U.S. actor and former World Wrestling Entertainment, Inc. champion John Cena apologized for describing Taiwan as a country in a promotional video for his latest movie, saying sorry in Mandarin after the comments triggered a backlash in China. Cena made the apology in a clip posted Tuesday on his official Weibo account, a Chinese social media platform like Twitter. He had earlier this month indicated that Taiwan was a country in a video promoting his film “Fast & Furious 9,” according to China’s state-run Global Times newspaper. “I made a mistake. I must say now that, very very very importantly, I love and respect China and Chinese people,” Cena said in Chinese in the video, without elaborating further. The apology video triggered further anger on Chinese social media, where users denounced Cena for not stating that Taiwan was part of China. Beijing argues that democratically-run Taiwan is part of its territory, and has in recent years increased diplomatic pressure on the Taipei government and other nations that recognize its legitimacy. Cena is the latest high-profile westerner to come under fire for publicly crossing China’s political lines, amid a boycott of some U.S. and Europe-based brands that had taken a stand against the treatment of Muslim Uyghurs in China’s far west Xinjiang region.

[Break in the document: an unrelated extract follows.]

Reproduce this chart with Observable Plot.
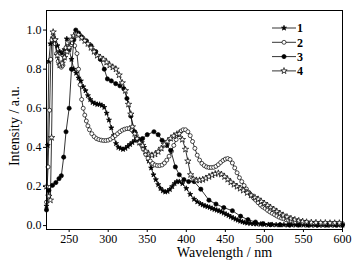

Cena's pathetic performance wasn't sufficient for hordes of Chinese nationalists and trolls, who wanted him to go the distance and explicitly embrace the regime's view that Taiwan belongs to mainland China.  This is reminiscent of the boycott against the woke frauds at Nike, who pandered aggressively to the CCP by standing in solidarity against Western values, and even lobbied against a bill in Congress that was opposed by Beijing -- but because they wouldn't agree to celebrate slave labor, they were targeted anyway, in favor of enthusiastically pro-slave labor Chinese competitors.  Cena is not alone in selling out in pursuit of profits.  A growing list of American companies, including major airlines and hotel chains, have caved to Chinese demands regarding Taiwan.  We've also seen stars in the National Basketball Association carry Beijing's water by demanding silence on China's anti-democracy violations of international law and civil rights abuses in Hong Kong.  And precious few high profile entertainers or prominent brands -- who trip over each other to publicly preen about "social justice" issues in the United States -- seem to have anything to say about the active genocide being perpetrated by the CCP against Muslim minorities in Western China.  They should be made to squirm over this craven, self-serving hypcrisy:


Do these people of color (it's unclear if the term "Black and Brown bodies" can be deployed here) not quite count?  Does 'Never Again' come with a China-sized asterisk?  Or, perhaps more aptly, a dollar-shaped asterisk?  These rich, famous people should be asked about it.  They give interviews all the time to promote their personal brands and expand their fame and wealth.  Who will have the stones to ask them?  It's one thing for Uighurs to mouth lies to the camera while under virtual or literal threat from thugs with guns who run concentration camps. It's another thing entirely for a multimillionaire celeb to beg for forgiveness for rankling Beijing's profoundly illiberal sensibilities as a form of profit-maximizing damage control, on behalf of the ninth installment of a movie franchise about car racing (and, of course, protecting his viability within China-addicted and -beholden Hollywood.  One is defensible.  The other is not.  I'll leave you with another fair question for John Cena: If you pulled out of an event in Saudi Arabia in protest of a grotesque human rights abuse against a journalist (fair enough!), what's the justification for this posture on China, which is currently running mass-scale concentration camps, enforcing draconian forced labor practices, and carrying out full-blown ethnic cleansing?


I suspect the answer ultimately has something to do with the shape of the asterisks mentioned above.